[What to do]
Identify each line below containing the string "size" and copy it.

[Raw data]
□ □ □ □ □
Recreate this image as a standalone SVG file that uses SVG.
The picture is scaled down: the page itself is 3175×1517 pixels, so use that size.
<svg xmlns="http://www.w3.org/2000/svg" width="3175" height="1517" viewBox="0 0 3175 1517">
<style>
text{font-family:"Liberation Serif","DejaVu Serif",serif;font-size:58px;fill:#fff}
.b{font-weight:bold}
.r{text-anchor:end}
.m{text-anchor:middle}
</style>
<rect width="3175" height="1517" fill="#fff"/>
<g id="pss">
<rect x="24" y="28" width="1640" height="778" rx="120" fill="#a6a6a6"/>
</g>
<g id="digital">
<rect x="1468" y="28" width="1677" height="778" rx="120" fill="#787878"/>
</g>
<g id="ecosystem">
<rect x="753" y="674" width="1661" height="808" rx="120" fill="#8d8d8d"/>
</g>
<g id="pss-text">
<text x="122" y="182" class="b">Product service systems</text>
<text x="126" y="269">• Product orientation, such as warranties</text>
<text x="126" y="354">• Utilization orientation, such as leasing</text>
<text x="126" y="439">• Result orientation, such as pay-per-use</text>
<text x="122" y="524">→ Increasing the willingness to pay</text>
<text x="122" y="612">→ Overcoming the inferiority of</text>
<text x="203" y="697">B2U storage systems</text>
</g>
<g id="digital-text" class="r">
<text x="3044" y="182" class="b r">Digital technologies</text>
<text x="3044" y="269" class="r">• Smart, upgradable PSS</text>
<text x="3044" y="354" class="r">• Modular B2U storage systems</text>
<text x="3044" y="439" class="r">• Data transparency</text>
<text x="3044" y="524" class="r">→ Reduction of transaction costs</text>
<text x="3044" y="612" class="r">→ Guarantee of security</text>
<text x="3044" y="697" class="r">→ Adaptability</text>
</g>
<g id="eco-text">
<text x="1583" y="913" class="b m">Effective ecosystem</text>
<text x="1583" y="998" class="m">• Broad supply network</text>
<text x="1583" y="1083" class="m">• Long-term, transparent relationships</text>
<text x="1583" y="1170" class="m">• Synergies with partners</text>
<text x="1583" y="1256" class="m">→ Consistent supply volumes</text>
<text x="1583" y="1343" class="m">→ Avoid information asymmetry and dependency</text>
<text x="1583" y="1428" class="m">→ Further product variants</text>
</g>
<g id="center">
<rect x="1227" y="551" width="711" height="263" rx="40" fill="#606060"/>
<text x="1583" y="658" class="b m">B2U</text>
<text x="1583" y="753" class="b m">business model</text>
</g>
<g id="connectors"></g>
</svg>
□ □ □ □ □
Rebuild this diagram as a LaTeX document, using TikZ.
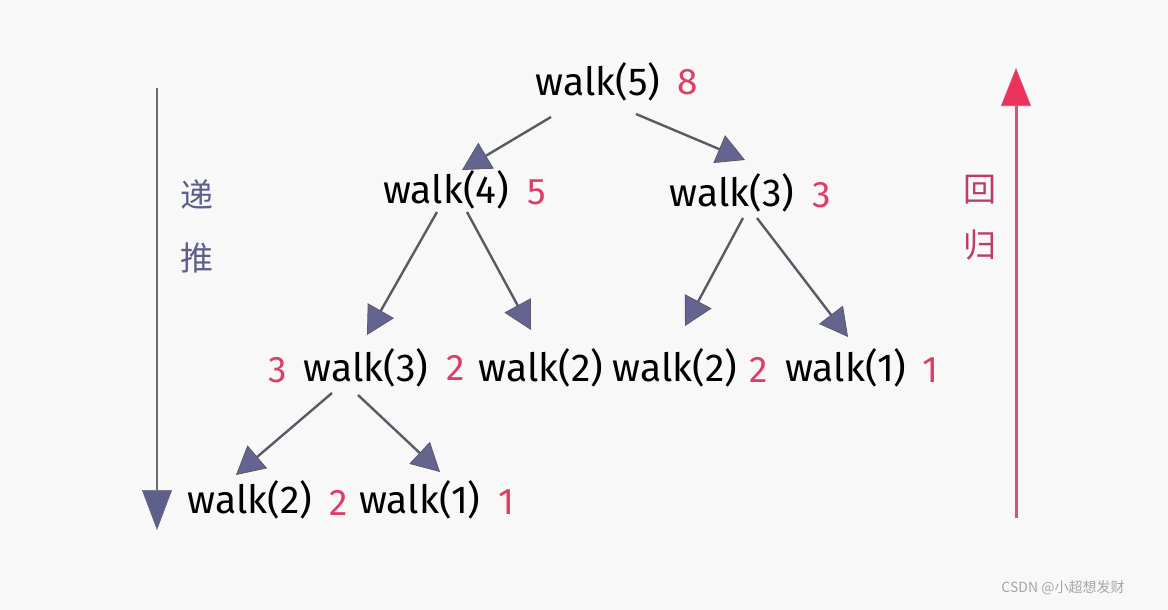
□ □ □ □ □
[Task answer]
The picture is scaled down: the page itself is 3175×1517 pixels, so use that size.
text{font-family:"Liberation Serif","DejaVu Serif",serif;font-size:58px;fill:#fff}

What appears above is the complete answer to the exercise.